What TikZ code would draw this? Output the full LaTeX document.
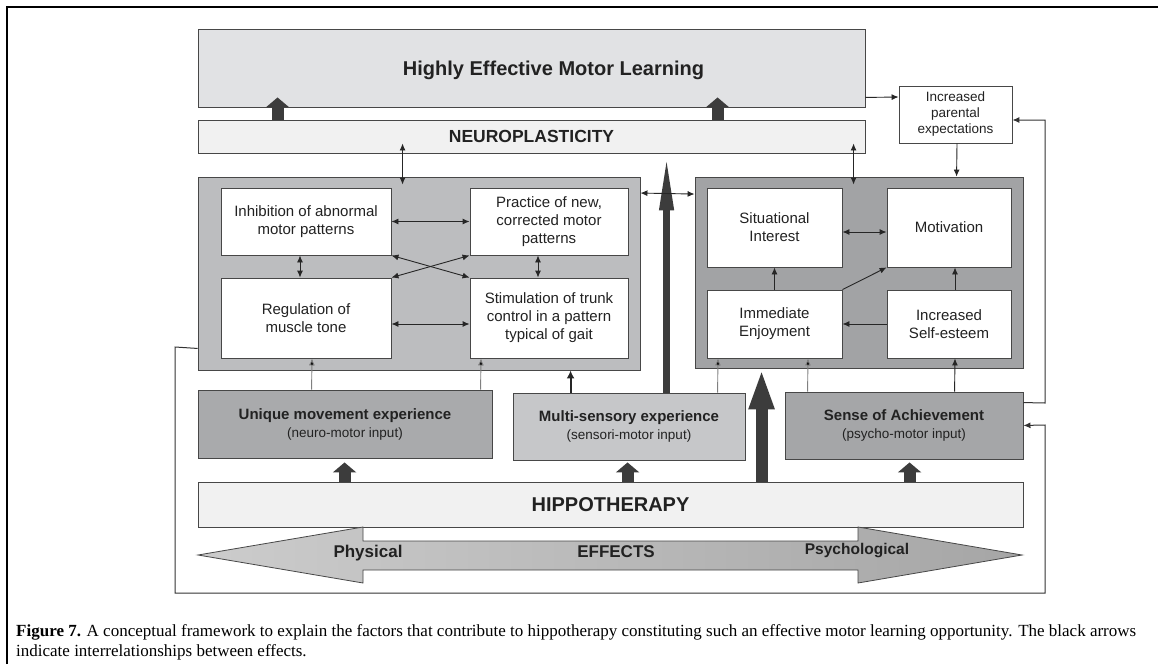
\documentclass[tikz,border=0pt]{standalone}
\usepackage{fontspec}
\setmainfont{Liberation Serif}
\setsansfont{Liberation Sans}
\usetikzlibrary{arrows.meta}

\definecolor{edge}{HTML}{474747}
\definecolor{blockfill}{HTML}{3C3C3C}
\definecolor{learnfill}{HTML}{E1E2E4}
\definecolor{barfill}{HTML}{F1F1F1}
\definecolor{physgroup}{HTML}{BCBDBF}
\definecolor{psychgroup}{HTML}{A2A3A5}
\definecolor{uniquefill}{HTML}{A9AAAC}
\definecolor{multifill}{HTML}{C6C7C9}
\definecolor{sensefill}{HTML}{A5A6A8}
\definecolor{inkgray}{HTML}{222222}

\newcommand{\boxfont}{\sffamily\fontsize{15}{18}\selectfont}
\newcommand{\subfont}{\sffamily\fontsize{13.5}{16}\selectfont}

\begin{document}
\begin{tikzpicture}[x=1pt, y=-1pt,
    bar/.style={draw=edge, line width=0.9pt, inner sep=0pt, text=inkgray},
    group/.style={draw=edge, line width=0.9pt, inner sep=0pt},
    box/.style={draw=edge, line width=0.9pt, fill=white, inner sep=0pt, align=center, text=inkgray, font=\boxfont},
    input/.style={draw=edge, line width=0.9pt, inner sep=0pt, align=center, text=inkgray, font=\boxfont},
    link/.style={draw=black!85, line width=0.9pt, {Latex[length=7pt,width=6pt]}-{Latex[length=7pt,width=6pt]}},
    onelink/.style={draw=black!85, line width=0.9pt, -{Latex[length=7pt,width=6pt]}},
    feed/.style={draw=black!50, line width=0.9pt, -{Latex[length=7pt,width=6pt,fill=black]}},
    feedback/.style={draw=black!80, line width=1pt, -{Latex[length=7pt,width=6pt]}},
    block/.style={draw=blockfill, line width=12pt, -{Triangle[width=23pt,length=10pt]}},
    effects/.style={draw=edge, line width=0.8pt, left color=gray!40, middle color=gray!55, right color=gray!70}
  ]
  \useasboundingbox (0,0) rectangle (1158,664);
  \fill[white] (0,0) rectangle (1158,664);
  \draw[line width=2pt] (7,664) -- (7,7) -- (1158,7);

  % outcome and neuroplasticity bars
  \node[bar, fill=learnfill, minimum width=667, minimum height=78] (learning) at (531.5,68) {};
  \node[text=inkgray, font=\sffamily\bfseries\fontsize{20}{24}\selectfont] (learningtext) at (553.5,70) {Highly Effective Motor Learning};
  \node[bar, fill=barfill, minimum width=667, minimum height=33, font=\sffamily\bfseries\fontsize{17.5}{21}\selectfont] (neuro) at (531.5,136.5) {NEUROPLASTICITY};
  \node[box, minimum width=113, minimum height=57, font=\subfont] (parental) at (955.5,114.5) {Increased\\parental\\expectations};

  % physical group
  \node[group, fill=physgroup, minimum width=442, minimum height=193] (leftgroup) at (419,273.5) {};
  \node[box, minimum width=170, minimum height=67] (inhibition) at (306,221.5) {Inhibition of abnormal\\motor patterns};
  \node[box, minimum width=158, minimum height=67] (practice) at (549,221.5) {Practice of new,\\corrected motor\\patterns};
  \node[box, minimum width=170, minimum height=80] (regulation) at (306,318) {Regulation of\\muscle tone};
  \node[box, minimum width=158, minimum height=80] (stimulation) at (549,318) {Stimulation of trunk\\control in a pattern\\typical of gait};

  % psychological group
  \node[group, fill=psychgroup, minimum width=328, minimum height=191] (rightgroup) at (859,272.5) {};
  \node[box, minimum width=135, minimum height=79] (situational) at (774.5,227.5) {Situational\\Interest};
  \node[box, minimum width=124, minimum height=79] (motivation) at (949,227.5) {Motivation};
  \node[box, minimum width=135, minimum height=68] (immediate) at (774.5,324) {Immediate\\Enjoyment};
  \node[box, minimum width=124, minimum height=68] (selfesteem) at (949,324) {Increased\\Self-esteem};

  % inputs
  \node[input, fill=uniquefill, minimum width=294, minimum height=68] (unique) at (345,424) {\textbf{Unique movement experience}\\{\subfont (neuro-motor input)}};
  \node[input, fill=multifill, minimum width=232, minimum height=67] (multi) at (629,426.5) {\textbf{Multi-sensory experience}\\{\subfont (sensori-motor input)}};
  \node[input, fill=sensefill, minimum width=238, minimum height=67] (sense) at (904,425.5) {\textbf{Sense of Achievement}\\{\subfont (psycho-motor input)}};
  \node[bar, fill=barfill, minimum width=825, minimum height=45, font=\sffamily\bfseries\fontsize{20}{24}\selectfont] (hippo) at (610.5,504.5) {HIPPOTHERAPY};

  % effects arrow
  \shade[effects] (198,555) -- (363,527) -- (363,541) -- (858,541) -- (858,527) -- (1022,555)
    -- (858,583) -- (858,570) -- (363,570) -- (363,583) -- cycle;
  \node[text=inkgray, font=\sffamily\bfseries\fontsize{17}{20}\selectfont] (physical) at (368,553) {Physical};
  \node[text=inkgray, font=\sffamily\bfseries\fontsize{17}{20}\selectfont] (effectstext) at (616,552) {EFFECTS};
  \node[text=inkgray, font=\sffamily\bfseries\fontsize{15.5}{19}\selectfont] (psychological) at (857,551) {Psychological};

  % block arrows
  \draw[block] ([shift={(80,0)}]neuro.north west) -- ([shift={(80,-10)}]learning.south west);
  \draw[block] ([shift={(520,0)}]neuro.north west) -- ([shift={(520,-10)}]learning.south west);
  \draw[block] ([shift={(147,0)}]hippo.north west) -- ([shift={(147,4)}]unique.south west);
  \draw[block] ([shift={(430,0)}]hippo.north west) -- ([shift={(115,2)}]multi.south west);
  \draw[block] ([shift={(712,0)}]hippo.north west) -- ([shift={(125,3)}]sense.south west);
  \draw[draw=blockfill, line width=7pt, -{Triangle[width=13pt,length=57pt]}] ([shift={(154,0)}]multi.north west) -- ([shift={(469,0)}]neuro.south west);
  \draw[block, -{Triangle[width=23pt,length=41pt]}] ([shift={(564,0)}]hippo.north west) -- ([shift={(67,0)}]rightgroup.south west);

  % links inside the physical group
  \draw[link] (inhibition.east) -- (practice.west);
  \draw[link] ([shift={(0,6)}]regulation.east) -- ([shift={(0,6)}]stimulation.west);
  \draw[link] ([shift={(-6,0)}]inhibition.south) -- ([shift={(-6,0)}]regulation.north);
  \draw[link] ([shift={(-11,0)}]practice.south) -- ([shift={(-11,0)}]stimulation.north);
  \draw[link] (inhibition.south east) -- (stimulation.north west);
  \draw[link] (regulation.north east) -- (practice.south west);

  % links inside the psychological group
  \draw[link] ([shift={(0,4.5)}]situational.east) -- ([shift={(0,4.5)}]motivation.west);
  \draw[onelink] (immediate.north) -- (situational.south);
  \draw[onelink] (immediate.north east) -- (motivation.south west);
  \draw[onelink] (selfesteem.west) -- (immediate.east);
  \draw[onelink] ([shift={(6,0)}]selfesteem.north) -- ([shift={(6,0)}]motivation.south);

  % links between levels
  \draw[link] ([shift={(205,-10)}]neuro.south west) -- ([shift={(205,8)}]leftgroup.north west);
  \draw[link] ([shift={(656,-10)}]neuro.south west) -- ([shift={(159,8)}]rightgroup.north west);
  \draw[link] ([shift={(0,16.5)}]leftgroup.north east) -- ([shift={(0,17.5)}]rightgroup.north west);
  \draw[onelink] ([shift={(0,-10)}]learning.south east) -- ([shift={(0,-17.5)}]parental.west);
  \draw[onelink] ([shift={(1.5,0)}]parental.south) -- ([shift={(262,0)}]rightgroup.north west);

  % inputs feeding the groups
  \draw[feed] ([shift={(114,0)}]unique.north west) -- ([shift={(6,0)}]regulation.south);
  \draw[feed] ([shift={(283,0)}]unique.north west) -- ([shift={(-68,0)}]stimulation.south);
  \draw[draw=black!85, line width=2pt, -{Latex[length=8pt,width=8pt]}] ([shift={(58,0)}]multi.north west) -- ([shift={(373,0)}]leftgroup.south west);
  \draw[feed] ([shift={(205,0)}]multi.north west) -- ([shift={(-56.5,0)}]immediate.south);
  \draw[feed] ([shift={(23,0)}]sense.north west) -- ([shift={(33.5,0)}]immediate.south);
  \draw[onelink] ([shift={(170,0)}]sense.north west) -- ([shift={(6,0)}]selfesteem.south);

  % feedback loops
  \draw[feedback] ([shift={(0,11)}]sense.north east) -- (1045,403) -- (1045,120) -- ([shift={(0,5.5)}]parental.east);
  \draw[feedback] ([shift={(0,-22)}]leftgroup.south west) -- (175,347) -- (175,593) -- (1045,593) -- (1045,425) -- ([shift={(0,-34)}]sense.south east);

  \node[anchor=north west, inner sep=0pt, align=left, font=\rmfamily\fontsize{17}{20}\selectfont] (caption) at (16,624)
    {\textbf{Figure 7.} A conceptual framework to explain the factors that contribute to hippotherapy constituting such an effective motor learning opportunity. The black arrows\\indicate interrelationships between effects.};
\end{tikzpicture}
\end{document}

Exercise
Copy nothing but the lines from the top of the data down to the line containing "(7,7) -- (1158,7);", and leave the pictures out.

Task solution
What TikZ code would draw this? Output the full LaTeX document.
\documentclass[tikz,border=0pt]{standalone}
\usepackage{fontspec}
\setmainfont{Liberation Serif}
\setsansfont{Liberation Sans}
\usetikzlibrary{arrows.meta}

\definecolor{edge}{HTML}{474747}
\definecolor{blockfill}{HTML}{3C3C3C}
\definecolor{learnfill}{HTML}{E1E2E4}
\definecolor{barfill}{HTML}{F1F1F1}
\definecolor{physgroup}{HTML}{BCBDBF}
\definecolor{psychgroup}{HTML}{A2A3A5}
\definecolor{uniquefill}{HTML}{A9AAAC}
\definecolor{multifill}{HTML}{C6C7C9}
\definecolor{sensefill}{HTML}{A5A6A8}
\definecolor{inkgray}{HTML}{222222}

\newcommand{\boxfont}{\sffamily\fontsize{15}{18}\selectfont}
\newcommand{\subfont}{\sffamily\fontsize{13.5}{16}\selectfont}

\begin{document}
\begin{tikzpicture}[x=1pt, y=-1pt,
    bar/.style={draw=edge, line width=0.9pt, inner sep=0pt, text=inkgray},
    group/.style={draw=edge, line width=0.9pt, inner sep=0pt},
    box/.style={draw=edge, line width=0.9pt, fill=white, inner sep=0pt, align=center, text=inkgray, font=\boxfont},
    input/.style={draw=edge, line width=0.9pt, inner sep=0pt, align=center, text=inkgray, font=\boxfont},
    link/.style={draw=black!85, line width=0.9pt, {Latex[length=7pt,width=6pt]}-{Latex[length=7pt,width=6pt]}},
    onelink/.style={draw=black!85, line width=0.9pt, -{Latex[length=7pt,width=6pt]}},
    feed/.style={draw=black!50, line width=0.9pt, -{Latex[length=7pt,width=6pt,fill=black]}},
    feedback/.style={draw=black!80, line width=1pt, -{Latex[length=7pt,width=6pt]}},
    block/.style={draw=blockfill, line width=12pt, -{Triangle[width=23pt,length=10pt]}},
    effects/.style={draw=edge, line width=0.8pt, left color=gray!40, middle color=gray!55, right color=gray!70}
  ]
  \useasboundingbox (0,0) rectangle (1158,664);
  \fill[white] (0,0) rectangle (1158,664);
  \draw[line width=2pt] (7,664) -- (7,7) -- (1158,7);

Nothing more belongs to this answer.